**Written exercise:** Leave out all pictures. Return exactly the lines from the top of the material through the line containing "midtxt] (idt) at".
┄┄┄┄┄┄┄┄┄┄┄┄┄┄┄┄┄┄┄┄
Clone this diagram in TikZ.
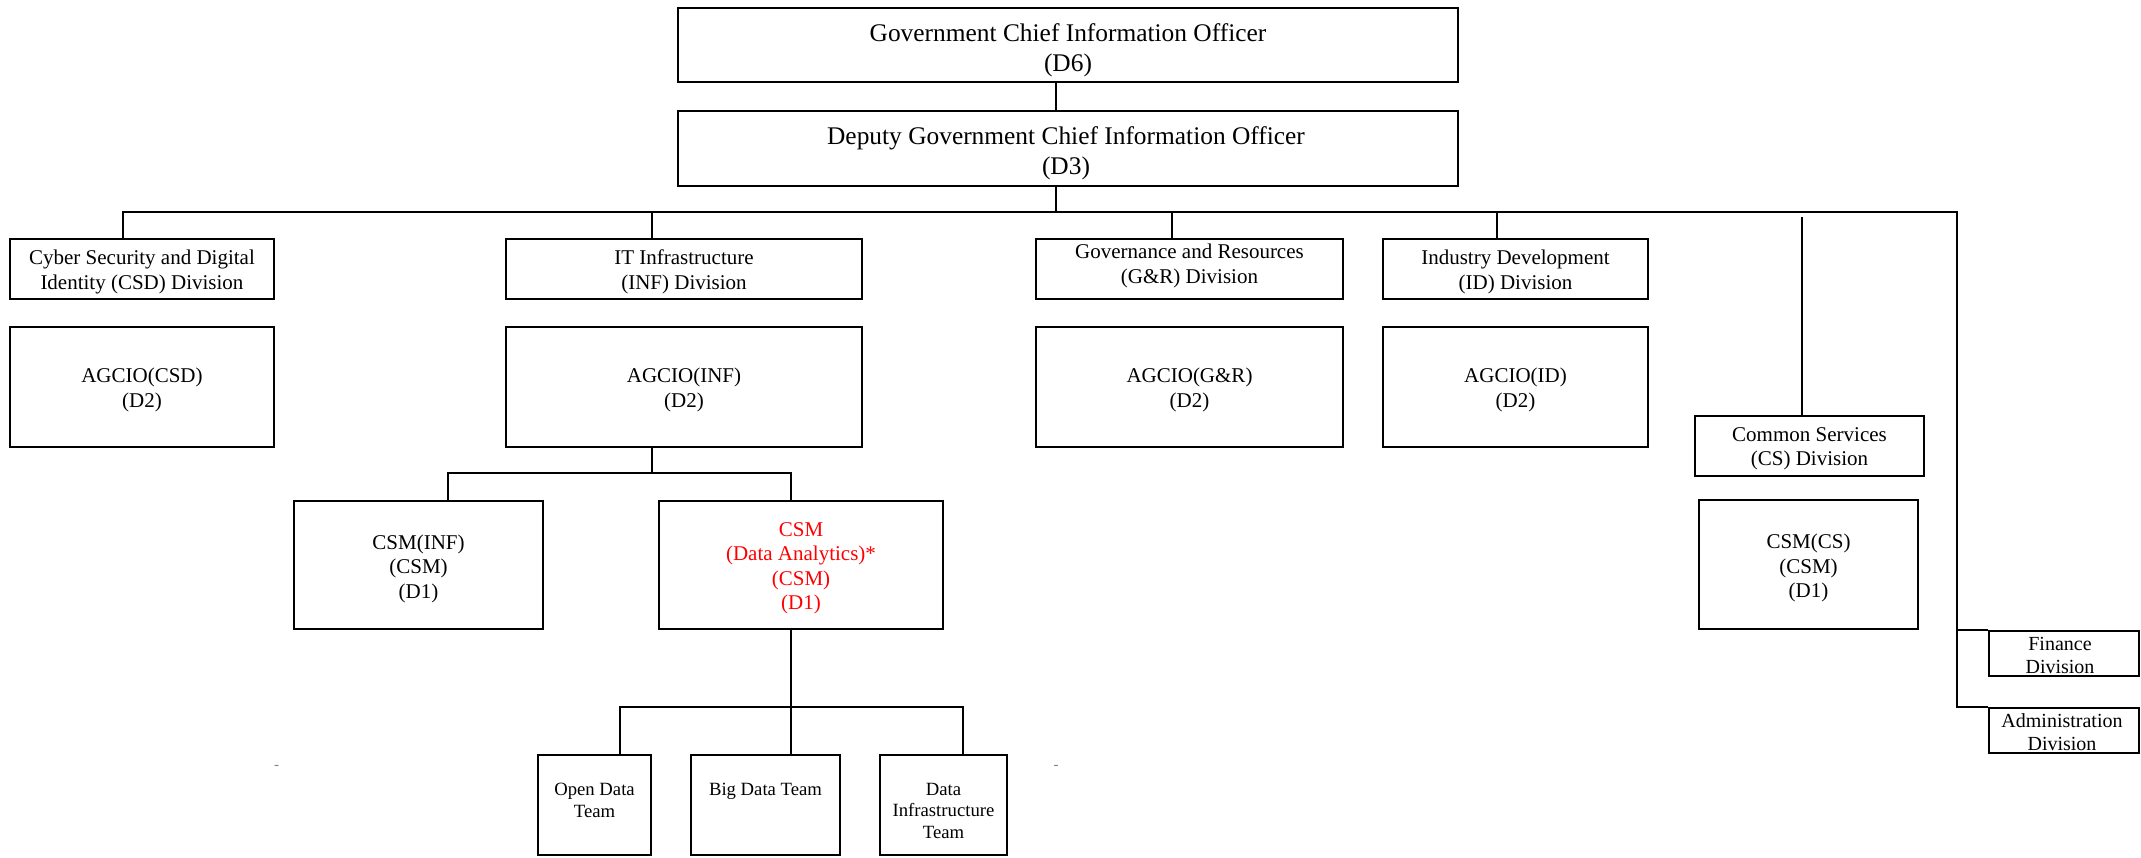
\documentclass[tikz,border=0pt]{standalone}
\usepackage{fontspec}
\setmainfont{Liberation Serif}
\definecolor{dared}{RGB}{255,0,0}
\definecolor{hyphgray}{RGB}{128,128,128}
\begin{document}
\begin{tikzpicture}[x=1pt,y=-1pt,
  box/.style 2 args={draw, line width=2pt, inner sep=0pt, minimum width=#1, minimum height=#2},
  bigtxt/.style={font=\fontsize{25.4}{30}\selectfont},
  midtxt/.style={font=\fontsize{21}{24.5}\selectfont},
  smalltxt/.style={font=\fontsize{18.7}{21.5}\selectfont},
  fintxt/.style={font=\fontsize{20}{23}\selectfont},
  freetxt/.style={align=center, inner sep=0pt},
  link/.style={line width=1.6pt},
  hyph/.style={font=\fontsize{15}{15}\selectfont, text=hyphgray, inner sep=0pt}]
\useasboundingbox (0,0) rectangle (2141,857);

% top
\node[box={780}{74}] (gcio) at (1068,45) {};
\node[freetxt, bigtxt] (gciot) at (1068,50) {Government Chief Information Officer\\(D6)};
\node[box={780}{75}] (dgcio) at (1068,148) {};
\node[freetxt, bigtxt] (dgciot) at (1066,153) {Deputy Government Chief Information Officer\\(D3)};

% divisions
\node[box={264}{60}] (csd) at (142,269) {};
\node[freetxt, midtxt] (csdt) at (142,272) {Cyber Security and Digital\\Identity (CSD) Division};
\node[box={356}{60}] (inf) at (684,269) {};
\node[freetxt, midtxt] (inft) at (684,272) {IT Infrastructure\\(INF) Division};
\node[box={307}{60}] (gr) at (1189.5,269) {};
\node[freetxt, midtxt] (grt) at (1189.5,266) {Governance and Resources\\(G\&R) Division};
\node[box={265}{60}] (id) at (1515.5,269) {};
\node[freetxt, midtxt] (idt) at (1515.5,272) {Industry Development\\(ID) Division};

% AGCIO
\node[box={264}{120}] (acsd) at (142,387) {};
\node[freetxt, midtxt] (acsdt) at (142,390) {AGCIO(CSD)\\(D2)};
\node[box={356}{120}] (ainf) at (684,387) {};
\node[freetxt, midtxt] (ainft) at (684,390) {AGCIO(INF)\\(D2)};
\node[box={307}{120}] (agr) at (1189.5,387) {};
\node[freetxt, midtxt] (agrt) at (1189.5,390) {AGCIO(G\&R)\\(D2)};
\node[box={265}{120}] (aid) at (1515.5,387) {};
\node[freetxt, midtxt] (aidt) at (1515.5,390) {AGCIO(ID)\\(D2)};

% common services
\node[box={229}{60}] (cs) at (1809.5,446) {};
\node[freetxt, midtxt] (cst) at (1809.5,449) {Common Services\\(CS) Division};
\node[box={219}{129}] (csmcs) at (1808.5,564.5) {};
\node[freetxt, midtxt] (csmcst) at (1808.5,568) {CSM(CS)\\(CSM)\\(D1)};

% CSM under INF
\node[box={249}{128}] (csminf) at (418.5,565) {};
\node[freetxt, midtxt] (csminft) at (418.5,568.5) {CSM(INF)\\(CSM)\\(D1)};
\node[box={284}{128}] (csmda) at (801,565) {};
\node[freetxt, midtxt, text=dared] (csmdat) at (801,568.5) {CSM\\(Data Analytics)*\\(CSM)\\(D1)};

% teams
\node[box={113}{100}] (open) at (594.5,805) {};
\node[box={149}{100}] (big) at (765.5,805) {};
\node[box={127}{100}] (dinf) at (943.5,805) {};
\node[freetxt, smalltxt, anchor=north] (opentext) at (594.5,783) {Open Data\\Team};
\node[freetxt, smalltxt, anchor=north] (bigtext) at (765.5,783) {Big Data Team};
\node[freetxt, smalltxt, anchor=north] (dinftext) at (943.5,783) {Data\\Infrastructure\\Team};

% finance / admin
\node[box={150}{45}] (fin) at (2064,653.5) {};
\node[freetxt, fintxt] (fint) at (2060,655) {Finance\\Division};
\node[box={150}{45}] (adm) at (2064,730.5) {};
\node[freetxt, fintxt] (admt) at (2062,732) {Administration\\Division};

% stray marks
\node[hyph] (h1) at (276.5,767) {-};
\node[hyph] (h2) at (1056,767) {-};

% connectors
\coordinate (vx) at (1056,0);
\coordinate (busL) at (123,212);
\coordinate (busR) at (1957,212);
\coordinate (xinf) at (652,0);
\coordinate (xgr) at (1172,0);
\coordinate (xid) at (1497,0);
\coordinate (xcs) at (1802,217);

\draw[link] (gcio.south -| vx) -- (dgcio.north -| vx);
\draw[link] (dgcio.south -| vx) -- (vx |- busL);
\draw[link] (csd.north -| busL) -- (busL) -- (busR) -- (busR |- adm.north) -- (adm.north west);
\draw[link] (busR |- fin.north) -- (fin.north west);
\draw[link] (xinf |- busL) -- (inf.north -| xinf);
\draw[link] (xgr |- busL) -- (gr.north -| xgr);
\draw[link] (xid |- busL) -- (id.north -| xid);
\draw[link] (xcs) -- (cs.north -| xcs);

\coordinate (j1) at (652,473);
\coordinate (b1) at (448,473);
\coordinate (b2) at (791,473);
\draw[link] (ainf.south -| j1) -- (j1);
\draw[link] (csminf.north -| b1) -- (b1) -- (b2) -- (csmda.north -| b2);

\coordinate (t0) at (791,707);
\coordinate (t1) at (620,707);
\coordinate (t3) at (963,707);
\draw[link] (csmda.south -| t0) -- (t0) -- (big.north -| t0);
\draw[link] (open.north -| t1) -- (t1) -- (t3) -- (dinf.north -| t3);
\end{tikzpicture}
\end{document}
┄┄┄┄┄┄┄┄┄┄┄┄┄┄┄┄┄┄┄┄
**The solution:**
Clone this diagram in TikZ.
\documentclass[tikz,border=0pt]{standalone}
\usepackage{fontspec}
\setmainfont{Liberation Serif}
\definecolor{dared}{RGB}{255,0,0}
\definecolor{hyphgray}{RGB}{128,128,128}
\begin{document}
\begin{tikzpicture}[x=1pt,y=-1pt,
  box/.style 2 args={draw, line width=2pt, inner sep=0pt, minimum width=#1, minimum height=#2},
  bigtxt/.style={font=\fontsize{25.4}{30}\selectfont},
  midtxt/.style={font=\fontsize{21}{24.5}\selectfont},
  smalltxt/.style={font=\fontsize{18.7}{21.5}\selectfont},
  fintxt/.style={font=\fontsize{20}{23}\selectfont},
  freetxt/.style={align=center, inner sep=0pt},
  link/.style={line width=1.6pt},
  hyph/.style={font=\fontsize{15}{15}\selectfont, text=hyphgray, inner sep=0pt}]
\useasboundingbox (0,0) rectangle (2141,857);

% top
\node[box={780}{74}] (gcio) at (1068,45) {};
\node[freetxt, bigtxt] (gciot) at (1068,50) {Government Chief Information Officer\\(D6)};
\node[box={780}{75}] (dgcio) at (1068,148) {};
\node[freetxt, bigtxt] (dgciot) at (1066,153) {Deputy Government Chief Information Officer\\(D3)};

% divisions
\node[box={264}{60}] (csd) at (142,269) {};
\node[freetxt, midtxt] (csdt) at (142,272) {Cyber Security and Digital\\Identity (CSD) Division};
\node[box={356}{60}] (inf) at (684,269) {};
\node[freetxt, midtxt] (inft) at (684,272) {IT Infrastructure\\(INF) Division};
\node[box={307}{60}] (gr) at (1189.5,269) {};
\node[freetxt, midtxt] (grt) at (1189.5,266) {Governance and Resources\\(G\&R) Division};
\node[box={265}{60}] (id) at (1515.5,269) {};
\node[freetxt, midtxt] (idt) at (1515.5,272) {Industry Development\\(ID) Division};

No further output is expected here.